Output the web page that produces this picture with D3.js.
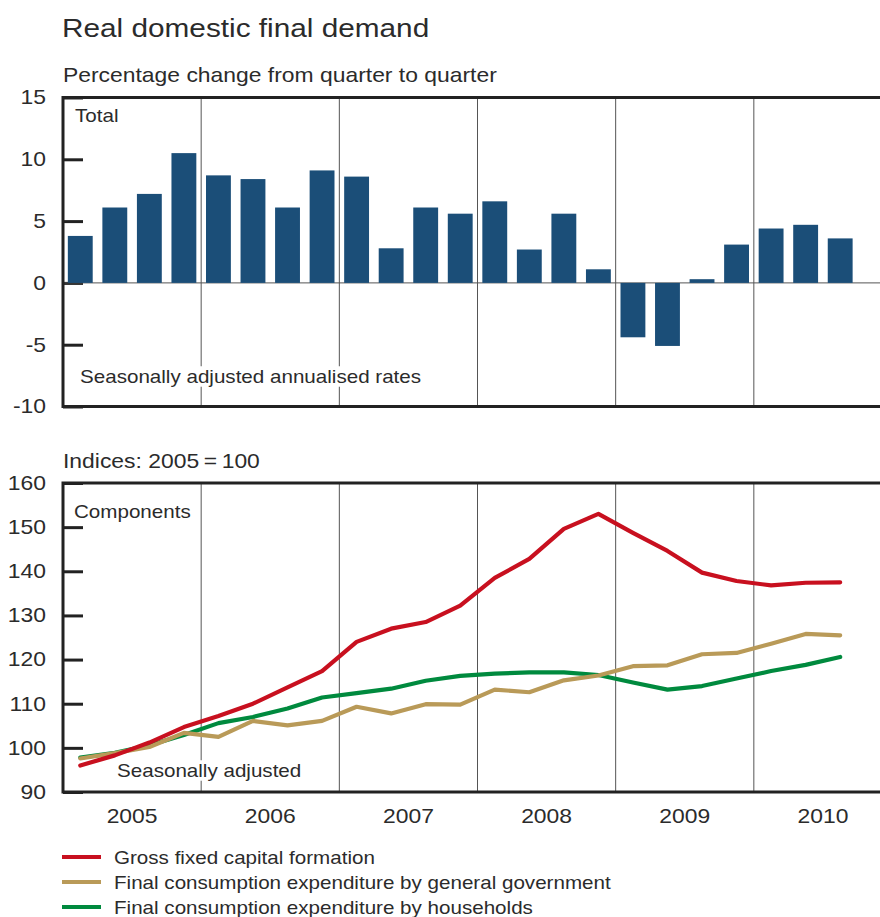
<!DOCTYPE html>
<html>
<head>
<meta charset="utf-8">
<script src="https://cdn.jsdelivr.net/npm/d3@7"></script>
<style>
  body { margin: 0; background: #fff; }
  svg { display: block; font-family: "Liberation Sans", Arial, sans-serif; }
  text { fill: #2b2b2b; }
</style>
</head>
<body>
<svg id="chart" width="880" height="917"></svg>
<script>
// years shown on the x axis, each split in four quarters
const years = ["2005", "2006", "2007", "2008", "2009", "2010"]
const quarters = ["Q1", "Q2", "Q3", "Q4"]

// total, % change q/q, seasonally adjusted annualised, 2005Q1 - 2010Q3
const totalChange = [3.8, 6.1, 7.2, 10.5, 8.7, 8.4, 6.1, 9.1, 8.6, 2.8, 6.1, 5.6,
                     6.6, 2.7, 5.6, 1.1, -4.4, -5.1, 0.3, 3.1, 4.4, 4.7, 3.6]

// components, indices 2005 = 100
const grossFixedCapital = [96.0, 98.3, 101.2, 104.7, 107.2, 110.0, 113.7, 117.4, 124.0, 127.0, 128.5, 132.2,
                           138.5, 142.8, 149.6, 153.0, 148.7, 144.6, 139.7, 137.8, 136.8, 137.4, 137.5]
const govConsumption = [97.6, 98.8, 100.2, 103.4, 102.5, 106.1, 105.1, 106.1, 109.3, 107.8, 109.9, 109.8,
                        113.2, 112.6, 115.3, 116.4, 118.5, 118.7, 121.2, 121.5, 123.6, 125.8, 125.5]
const householdConsumption = [97.8, 98.9, 100.6, 102.9, 105.6, 107.0, 108.9, 111.4, 112.4, 113.4, 115.2, 116.3,
                              116.8, 117.1, 117.1, 116.5, 114.8, 113.2, 114.0, 115.7, 117.4, 118.8, 120.6]

const topTicks = [15, 10, 5, 0, -5, -10]
const bottomTicks = [160, 150, 140, 130, 120, 110, 100, 90]

const seriesNames = ["Gross fixed capital formation",
                     "Final consumption expenditure by general government",
                     "Final consumption expenditure by households"]
const seriesColors = ["#c8101f", "#b99a58", "#008a3e"]

const svg = d3.select("#chart")

const left = 63
const right = 892   // frame runs on past the edge of the picture
const sx = 1.145    // the type in the original is a bit wide, stretch it sideways

const allQuarters = years.flatMap(y => quarters.map(q => y + q))
const dataQuarters = allQuarters.slice(0, totalChange.length)

const x = d3.scaleBand()
    .domain(allQuarters)
    .range([left, right])
    .paddingInner(0.28)
    .paddingOuter(0.14)
const xYear = d3.scaleBand()
    .domain(years)
    .range([left, right])

const yTop = d3.scaleLinear().domain([-10, 15]).range([406.5, 97.5])
const yBot = d3.scaleLinear().domain([90, 160]).range([792, 483])

// text placed at (tx,ty), stretched horizontally; optional white background
function addText(parent, txt, tx, ty, size, opts = {})
{
    const g = parent.append("g")
        .attr("transform", `translate(${tx},${ty}) scale(${sx},1)`)
    const t = g.append("text")
        .attr("text-anchor", opts.anchor || "start")
        .style("font-size", size + "px")
        .text(txt)
    if (opts.bg)
    {
        const b = t.node().getBBox()
        g.insert("rect", "text")
            .attr("x", b.x - 2).attr("y", b.y)
            .attr("width", b.width + 4).attr("height", b.height)
            .attr("fill", "#fff")
    }
    return g
}

// titles
addText(svg, "Real domestic final demand", 62, 37, 26)
addText(svg, "Percentage change from quarter to quarter", 63, 82, 20)
addText(svg, "Indices: 2005\u2009=\u2009100", 63, 468, 20)

// a panel: year dividers and y axis
function panel(y, ticks, top, bottom)
{
    const g = svg.append("g")

    g.selectAll("line.year")
        .data(years.slice(1))
        .join("line")
        .attr("x1", d => xYear(d))
        .attr("x2", d => xYear(d))
        .attr("y1", top)
        .attr("y2", bottom)
        .attr("stroke", "#555")
        .attr("stroke-width", 1)

    const axis = d3.axisLeft(y)
        .tickValues(ticks)
        .tickFormat(d => String(d))
        .tickSize(-20)
        .tickPadding(17)
    const ag = g.append("g")
        .attr("transform", `translate(${left},0)`)
        .call(axis)
    ag.select(".domain").remove()
    ag.selectAll(".tick line").attr("stroke", "#222").attr("stroke-width", 3)
    ag.selectAll(".tick text")
        .style("font-size", "20px")
        .attr("fill", "#2b2b2b")
        .attr("font-family", "Liberation Sans, Arial, sans-serif")
        .each(function ()
        {
            const t = d3.select(this)
            const tx = +t.attr("x")
            t.attr("x", 0).attr("transform", `translate(${tx},0) scale(${sx},1)`)
        })
    return g
}

function frame(top, bottom)
{
    svg.append("path")
        .attr("d", `M${right},${top}H${left}V${bottom}H${right}`)
        .attr("stroke", "#222")
        .attr("stroke-width", 3)
        .attr("fill", "none")
}

// top panel: bars
const gTop = panel(yTop, topTicks, 97.5, 406.5)

gTop.append("line")
    .attr("x1", left).attr("x2", right)
    .attr("y1", yTop(0)).attr("y2", yTop(0))
    .attr("stroke", "#555").attr("stroke-width", 1)

gTop.selectAll("rect.bar")
    .data(totalChange)
    .join("rect")
    .attr("class", "bar")
    .attr("x", (d, i) => x(dataQuarters[i]))
    .attr("width", x.bandwidth())
    .attr("y", d => yTop(Math.max(0, d)))
    .attr("height", d => Math.abs(yTop(d) - yTop(0)))
    .attr("fill", "#1b4e78")

addText(gTop, "Total", 75, 122, 18)
addText(gTop, "Seasonally adjusted annualised rates", 80, 383, 18, { bg: true })
frame(97.5, 406.5)

// bottom panel: lines
const gBot = panel(yBot, bottomTicks, 483, 792)

addText(gBot, "Components", 74, 518, 18)
addText(gBot, "Seasonally adjusted", 117, 777, 18, { bg: true })

const line = d3.line()
    .x((d, i) => x(dataQuarters[i]) + x.bandwidth() / 2)
    .y(d => yBot(d))

const series = [grossFixedCapital, govConsumption, householdConsumption]
// households first so the red line ends up on top
;[2, 1, 0].forEach(k =>
{
    gBot.append("path")
        .datum(series[k])
        .attr("fill", "none")
        .attr("stroke", seriesColors[k])
        .attr("stroke-width", 4.2)
        .attr("stroke-linejoin", "round")
        .attr("stroke-linecap", "round")
        .attr("d", line)
})
frame(483, 792)

// year labels
years.forEach(y =>
{
    addText(svg, y, xYear(y) + xYear.bandwidth() / 2, 823, 20, { anchor: "middle" })
})

// legend
seriesNames.forEach((name, i) =>
{
    const ly = 857 + i * 25
    svg.append("line")
        .attr("x1", 62).attr("x2", 101)
        .attr("y1", ly).attr("y2", ly)
        .attr("stroke", seriesColors[i])
        .attr("stroke-width", 4)
    addText(svg, name, 114, ly + 6.5, 18)
})
</script>
</body>
</html>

################

Goal:
Copy out every line of the material above exactly, skipping the pictures.

Output of the task:
Output the web page that produces this picture with D3.js.
<!DOCTYPE html>
<html>
<head>
<meta charset="utf-8">
<script src="https://cdn.jsdelivr.net/npm/d3@7"></script>
<style>
  body { margin: 0; background: #fff; }
  svg { display: block; font-family: "Liberation Sans", Arial, sans-serif; }
  text { fill: #2b2b2b; }
</style>
</head>
<body>
<svg id="chart" width="880" height="917"></svg>
<script>
// years shown on the x axis, each split in four quarters
const years = ["2005", "2006", "2007", "2008", "2009", "2010"]
const quarters = ["Q1", "Q2", "Q3", "Q4"]

// total, % change q/q, seasonally adjusted annualised, 2005Q1 - 2010Q3
const totalChange = [3.8, 6.1, 7.2, 10.5, 8.7, 8.4, 6.1, 9.1, 8.6, 2.8, 6.1, 5.6,
                     6.6, 2.7, 5.6, 1.1, -4.4, -5.1, 0.3, 3.1, 4.4, 4.7, 3.6]

// components, indices 2005 = 100
const grossFixedCapital = [96.0, 98.3, 101.2, 104.7, 107.2, 110.0, 113.7, 117.4, 124.0, 127.0, 128.5, 132.2,
                           138.5, 142.8, 149.6, 153.0, 148.7, 144.6, 139.7, 137.8, 136.8, 137.4, 137.5]
const govConsumption = [97.6, 98.8, 100.2, 103.4, 102.5, 106.1, 105.1, 106.1, 109.3, 107.8, 109.9, 109.8,
                        113.2, 112.6, 115.3, 116.4, 118.5, 118.7, 121.2, 121.5, 123.6, 125.8, 125.5]
const householdConsumption = [97.8, 98.9, 100.6, 102.9, 105.6, 107.0, 108.9, 111.4, 112.4, 113.4, 115.2, 116.3,
                              116.8, 117.1, 117.1, 116.5, 114.8, 113.2, 114.0, 115.7, 117.4, 118.8, 120.6]

const topTicks = [15, 10, 5, 0, -5, -10]
const bottomTicks = [160, 150, 140, 130, 120, 110, 100, 90]

const seriesNames = ["Gross fixed capital formation",
                     "Final consumption expenditure by general government",
                     "Final consumption expenditure by households"]
const seriesColors = ["#c8101f", "#b99a58", "#008a3e"]

const svg = d3.select("#chart")

const left = 63
const right = 892   // frame runs on past the edge of the picture
const sx = 1.145    // the type in the original is a bit wide, stretch it sideways

const allQuarters = years.flatMap(y => quarters.map(q => y + q))
const dataQuarters = allQuarters.slice(0, totalChange.length)

const x = d3.scaleBand()
    .domain(allQuarters)
    .range([left, right])
    .paddingInner(0.28)
    .paddingOuter(0.14)
const xYear = d3.scaleBand()
    .domain(years)
    .range([left, right])

const yTop = d3.scaleLinear().domain([-10, 15]).range([406.5, 97.5])
const yBot = d3.scaleLinear().domain([90, 160]).range([792, 483])

// text placed at (tx,ty), stretched horizontally; optional white background
function addText(parent, txt, tx, ty, size, opts = {})
{
    const g = parent.append("g")
        .attr("transform", `translate(${tx},${ty}) scale(${sx},1)`)
    const t = g.append("text")
        .attr("text-anchor", opts.anchor || "start")
        .style("font-size", size + "px")
        .text(txt)
    if (opts.bg)
    {
        const b = t.node().getBBox()
        g.insert("rect", "text")
            .attr("x", b.x - 2).attr("y", b.y)
            .attr("width", b.width + 4).attr("height", b.height)
            .attr("fill", "#fff")
    }
    return g
}

// titles
addText(svg, "Real domestic final demand", 62, 37, 26)
addText(svg, "Percentage change from quarter to quarter", 63, 82, 20)
addText(svg, "Indices: 2005\u2009=\u2009100", 63, 468, 20)

// a panel: year dividers and y axis
function panel(y, ticks, top, bottom)
{
    const g = svg.append("g")

    g.selectAll("line.year")
        .data(years.slice(1))
        .join("line")
        .attr("x1", d => xYear(d))
        .attr("x2", d => xYear(d))
        .attr("y1", top)
        .attr("y2", bottom)
        .attr("stroke", "#555")
        .attr("stroke-width", 1)

    const axis = d3.axisLeft(y)
        .tickValues(ticks)
        .tickFormat(d => String(d))
        .tickSize(-20)
        .tickPadding(17)
    const ag = g.append("g")
        .attr("transform", `translate(${left},0)`)
        .call(axis)
    ag.select(".domain").remove()
    ag.selectAll(".tick line").attr("stroke", "#222").attr("stroke-width", 3)
    ag.selectAll(".tick text")
        .style("font-size", "20px")
        .attr("fill", "#2b2b2b")
        .attr("font-family", "Liberation Sans, Arial, sans-serif")
        .each(function ()
        {
            const t = d3.select(this)
            const tx = +t.attr("x")
            t.attr("x", 0).attr("transform", `translate(${tx},0) scale(${sx},1)`)
        })
    return g
}

function frame(top, bottom)
{
    svg.append("path")
        .attr("d", `M${right},${top}H${left}V${bottom}H${right}`)
        .attr("stroke", "#222")
        .attr("stroke-width", 3)
        .attr("fill", "none")
}

// top panel: bars
const gTop = panel(yTop, topTicks, 97.5, 406.5)

gTop.append("line")
    .attr("x1", left).attr("x2", right)
    .attr("y1", yTop(0)).attr("y2", yTop(0))
    .attr("stroke", "#555").attr("stroke-width", 1)

gTop.selectAll("rect.bar")
    .data(totalChange)
    .join("rect")
    .attr("class", "bar")
    .attr("x", (d, i) => x(dataQuarters[i]))
    .attr("width", x.bandwidth())
    .attr("y", d => yTop(Math.max(0, d)))
    .attr("height", d => Math.abs(yTop(d) - yTop(0)))
    .attr("fill", "#1b4e78")

addText(gTop, "Total", 75, 122, 18)
addText(gTop, "Seasonally adjusted annualised rates", 80, 383, 18, { bg: true })
frame(97.5, 406.5)

// bottom panel: lines
const gBot = panel(yBot, bottomTicks, 483, 792)

addText(gBot, "Components", 74, 518, 18)
addText(gBot, "Seasonally adjusted", 117, 777, 18, { bg: true })

const line = d3.line()
    .x((d, i) => x(dataQuarters[i]) + x.bandwidth() / 2)
    .y(d => yBot(d))

const series = [grossFixedCapital, govConsumption, householdConsumption]
// households first so the red line ends up on top
;[2, 1, 0].forEach(k =>
{
    gBot.append("path")
        .datum(series[k])
        .attr("fill", "none")
        .attr("stroke", seriesColors[k])
        .attr("stroke-width", 4.2)
        .attr("stroke-linejoin", "round")
        .attr("stroke-linecap", "round")
        .attr("d", line)
})
frame(483, 792)

// year labels
years.forEach(y =>
{
    addText(svg, y, xYear(y) + xYear.bandwidth() / 2, 823, 20, { anchor: "middle" })
})

// legend
seriesNames.forEach((name, i) =>
{
    const ly = 857 + i * 25
    svg.append("line")
        .attr("x1", 62).attr("x2", 101)
        .attr("y1", ly).attr("y2", ly)
        .attr("stroke", seriesColors[i])
        .attr("stroke-width", 4)
    addText(svg, name, 114, ly + 6.5, 18)
})
</script>
</body>
</html>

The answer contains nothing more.